Decision levers to mitigate Dog-risk and upgrade Question Marks into Stars or divest to remove drain:
- Performance gating: apply KPIs (12-18 month CAC payback, ≥30% normalized gross margin target, minimum 5% contribution to segment revenue) to continue scale-up spending.
- Selective channel focus: prioritize marketplaces with highest AOV and lowest returns (target top 10 markets that contribute 70%+ of cross-border GMV).
- Cost reduction: pursue offshore warehousing, localized returns hubs, and SKU rationalization to reduce logistics and return costs by 20-35% over 24 months.
- Partnerships & licensing: consider JV or licensing models for Premium line in high-cost Western markets to transfer go-to-market risk.
Zhejiang Semir Garment Co., Ltd. (002563.SZ) - BCG Matrix Analysis: Dogs
Dogs - Underperforming Directly Operated Offline Stores
980 directly owned stores as of H1 2025; a significant subset located in saturated Tier 1 and Tier 2 cities is experiencing declining foot traffic and rising rental costs. Net profit attributable to parent decreased by 41.17% in H1 2025 year-on-year, with company disclosures attributing a material portion of this decline to high fixed overhead from physical store operations and restructuring expenses.
Key operational and financial metrics for the directly operated offline channel:
| Metric | Value (H1 2025) | Notes |
|---|---|---|
| Number of directly owned stores | 980 | Includes flagship and standard outlets |
| Estimated underperforming stores | ~320 | Stores identified for closure/restructuring |
| E‑commerce revenue share | 45% | Up from ~38% in 2023 |
| Net profit decline attributable to parent | -41.17% | H1 2025 YoY |
| Average monthly rental per store (Tier 1/2) | RMB 120,000 | Market-weighted estimate |
| Average monthly footfall decline (YoY) | -18% | Cities with high retail saturation |
| Average annual CAPEX per store (renovation/upkeep) | RMB 0.9-1.5 million | Frequent remodel cycles |
| Inventory turnover rate (underperforming stores) | 1.8 turns/year | Below corporate target of 3.5 |
Implications for these brick-and-mortar Dogs:
- High fixed costs (rent, staffing, utilities) compress margins and magnify net profit volatility.
- Low inventory turnover leads to markdown pressure and higher working capital.
- CAPEX-intensive renovations produce limited ROI given structural demand shift to online.
- Redundant physical footprint as e-commerce grows to 45% of revenue.
Management responses and actions in progress for underperforming stores:
- Restructuring program targeting ~320 stores for closure, relocation, or format change in 2025-2026.
- Reallocation of store CAPEX toward experiential formats and smaller urban pop-ups with target payback < 24 months.
- Inventory centralization to improve turnover: consolidation of slow‑moving SKUs into clearance channels and cross‑store redistribution.
- Cost renegotiation with landlords and service providers to reduce average monthly rental burden by an estimated 10-20% per renegotiated lease.
Dogs - Legacy Sub‑brands and Licensing Agreements
Legacy sub-brands and older licensing agreements such as Marcolor and other dated partnerships contribute less than 5% of consolidated revenue and show negative or near‑zero growth.

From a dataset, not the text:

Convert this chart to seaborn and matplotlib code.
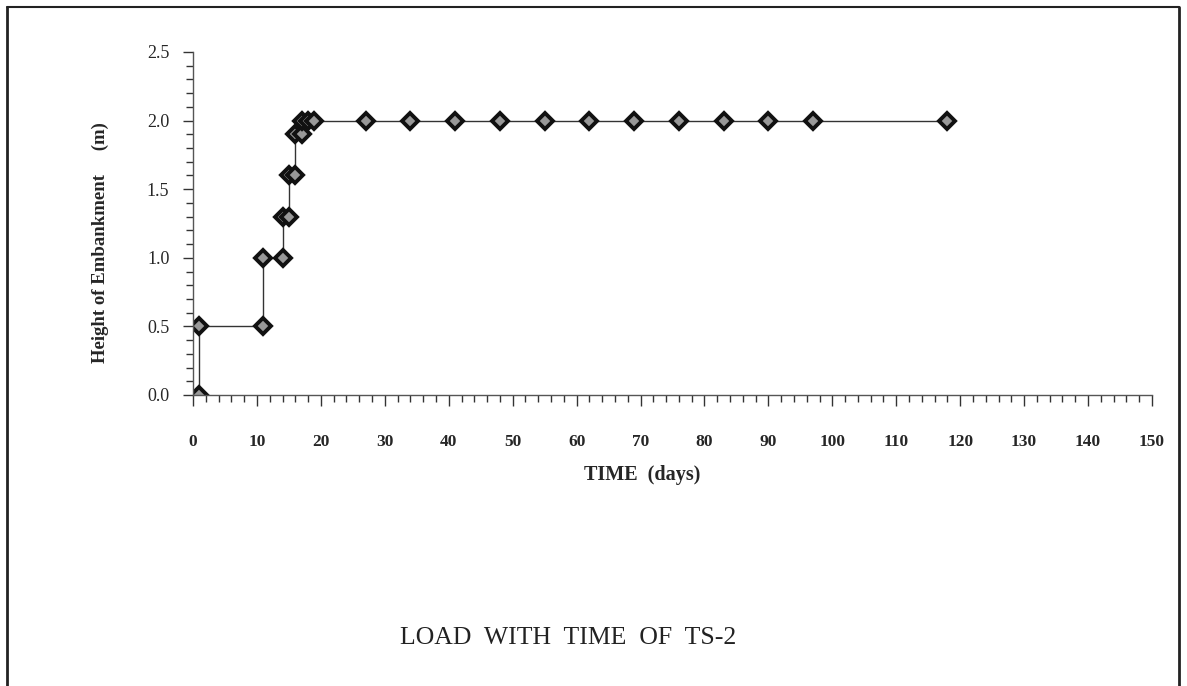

These labels exhibit weak consumer engagement metrics (low repeat purchase rates, brand awareness < 10% in target cohorts) and require ongoing administrative and R&D support disproportionate to their revenue contribution.
| Sub‑brand / Licensing | Revenue Contribution (2024) | YoY Growth (2024) | Brand Awareness (target demo) | Management Status |
|---|---|---|---|---|
| Marcolor | RMB 150 million (~1.8%) | -6.5% | ~8% | Phased de-prioritization |
| Older licensing partnerships (aggregate) | RMB 200 million (~2.4%) | -4.0% | ~6-9% | Wind‑down or selective renewal |
| Other legacy labels | RMB 75 million (~0.8%) | -10.2% | <5% | Asset sale/closure considered |
Operational burden and resource implications of maintaining Dogs in the portfolio:
- Consumes product development, marketing, and legal resources that could be redeployed to Semir and Balabala clusters.
- Creates reporting complexity and distracts senior management attention from high-growth segments.
- Licensing agreements often carry minimum royalty or marketing spend commitments, increasing effective cost base.
Strategic moves to address legacy Dogs:
- Phased divestment or licensing renegotiation to reduce operating overhead and recover capital.
- Redirecting R&D and marketing budgets toward core brands; explicit KPI cuts for legacy labels with a 12-18 month exit/turnaround horizon.
- Consolidation of back‑office functions (finance, HR, supply chain) to eliminate duplicated administrative costs estimated at RMB 25-40 million annually if legacy units remain.